OpenAI has identified super-intelligence as the most significant and potentially dangerous technology that could be developed, and is emphasizing its alignment with human intent as a vital issue. While current techniques for aligning AI systems, like reinforcement learning from human feedback, rely on human supervision, these techniques are not scalable for superintelligence. OpenAI proposes to develop an automated alignment researcher with human-level capabilities, which can then be scaled up.
Key steps in this process will include developing scalable training methods, validating the model, and stress testing the alignment pipeline. The training will involve AI systems assisting in the evaluation of other AI systems (scalable oversight). For validation, the process includes automated searches for problematic behaviors (robustness) and internals (automated interpretability). Stress testing will involve deliberately training misaligned models and checking the effectiveness of techniques in detecting serious misalignments (adversarial testing).
OpenAI is assembling a team of top machine learning researchers and engineers, dedicating 20% of their compute resources over the next four years to this effort. The goal is to solve the core technical challenges of superintelligence alignment within this time frame. Although the goal is ambitious, there is optimism due to promising preliminary experiments, useful progress metrics, and the ability to empirically study many of these problems using today’s models.

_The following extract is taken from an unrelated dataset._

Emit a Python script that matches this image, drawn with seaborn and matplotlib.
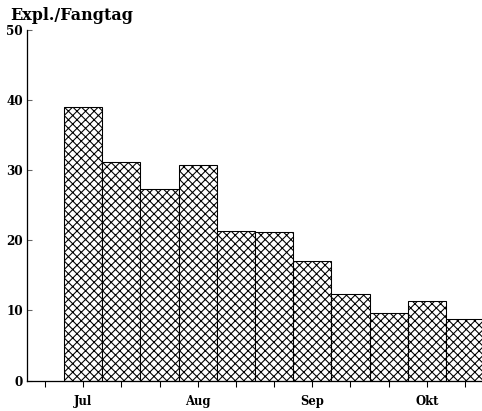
import matplotlib
matplotlib.use("Agg")
import matplotlib.pyplot as plt
import seaborn as sns
import pandas as pd

# Catch per fishing day, in ~10-day periods from July to October
periods = ["1", "2", "3", "4", "5", "6", "7", "8", "9", "10", "11"]
catch_per_day = [39.0, 31.1, 27.3, 30.7, 21.3, 21.2, 17.1, 12.3, 9.7, 11.4, 8.8]
month_labels = {0: "Jul", 3: "Aug", 6: "Sep", 9: "Okt"}
y_ticks = [0, 10, 20, 30, 40, 50]

sns.set_style("ticks")
plt.rcParams["font.family"] = ["DejaVu Serif"]
plt.rcParams["hatch.linewidth"] = 1.0
plt.rcParams["text.color"] = "black"
plt.rcParams["xtick.color"] = "black"
plt.rcParams["ytick.color"] = "black"

DPI = 77
fig = plt.figure(figsize=(482 / DPI, 411 / DPI), dpi=DPI)
ax = fig.add_axes([27 / 482, 30.5 / 411, 1 - 27 / 482, 350.5 / 411])

df = pd.DataFrame({"period": periods, "value": catch_per_day})
sns.barplot(data=df, x="period", y="value", ax=ax, width=1.0,
            color="white", edgecolor="black", linewidth=1.0, saturation=1)
for bar in ax.patches:
    bar.set_hatch("xxx")
    bar.set_facecolor("white")
    bar.set_edgecolor("black")

ax.set_xlim(-1.47, 10.445)
ax.set_ylim(0, 50)

xt = list(range(-1, 11))
ax.set_xticks(xt)
ax.set_xticklabels([month_labels.get(i, "") for i in xt],
                   fontsize=12, fontweight="bold", fontstretch="condensed")
ax.tick_params(axis="x", direction="out", length=6, width=1, pad=8,
               color="black", labelcolor="black")

ax.set_yticks(y_ticks)
ax.set_yticklabels([str(v) for v in y_ticks], fontsize=12.5,
                   fontweight="bold", fontstretch="condensed")
ax.tick_params(axis="y", direction="in", length=5, width=1, pad=4,
               color="#666666", labelcolor="black")

ax.set_xlabel("")
ax.set_ylabel("")
for s in ["top", "right"]:
    ax.spines[s].set_visible(False)
for s in ["left", "bottom"]:
    ax.spines[s].set_linewidth(1.2)
    ax.spines[s].set_color("black")

fig.text(10 / 482, 1 - 16 / 411, "Expl./Fangtag", fontsize=15,
         fontweight="bold", ha="left", va="center", color="black")

fig.savefig("out.png", dpi=DPI)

Ilya Sutskever and Jan Leike will co-lead the team, which will include researchers and engineers from across the company. OpenAI also invites outstanding researchers and engineers to join this effort. They plan to share their findings broadly and aim to contribute to the alignment and safety of non-OpenAI models.
The superintelligence alignment project will run alongside OpenAI’s existing work aimed at improving the safety of current models, mitigating AI risks such as misuse, economic disruption, disinformation, bias, and addiction, and engaging with interdisciplinary experts to consider broader human and societal concerns.
Practically
The practical implementation of superalignment as described by OpenAI can be divided into several steps:
1. Assemble a Team: Gather top machine learning researchers and engineers to work on the problem. This includes experts from within OpenAI and new recruits.
2. Resource Allocation: Dedicate a substantial portion of the organization’s computational resources to the problem. In OpenAI’s case, they will commit 20% of their compute resources over the next four years.
3. Develop a Scalable Training Method: The goal is to create a human-level automated alignment researcher. This involves designing a training protocol that can effectively teach an AI system to align itself with human values and intentions.
4. AI Systems Evaluating AI Systems (Scalable Oversight): Leverage the abilities of existing AI systems to evaluate and provide feedback on other AI systems. This will help in providing a training signal for tasks that are hard for humans to evaluate.
5. Model Validation: Once the AI model has been trained, it needs to be validated. This involves automated searches for problematic behaviors (robustness) and problematic internals (automated interpretability) to ensure alignment with human values and intent.
6. Stress Test the Alignment Pipeline (Adversarial Testing): This involves deliberately training misaligned models and checking the effectiveness of the alignment techniques in detecting major misalignments.
7. Iterative Improvement: Use the lessons learned from the model validation and stress testing to improve the training method and alignment techniques.
8. Community Engagement and Transparency: Plan to share their findings with the broader AI and machine learning community, contributing to the safety and alignment of non-OpenAI models.
9. Consideration of Sociotechnical Problems: Alongside the technical work, actively engage with experts in various disciplines to consider broader human and societal concerns related to superintelligent AI.
10. Success Metric: The ultimate aim is to provide evidence and arguments convincing the machine learning and safety community that the problem of superintelligence alignment has been solved. If a high level of confidence in the solution isn’t achieved, the findings should at least allow the community to plan appropriately.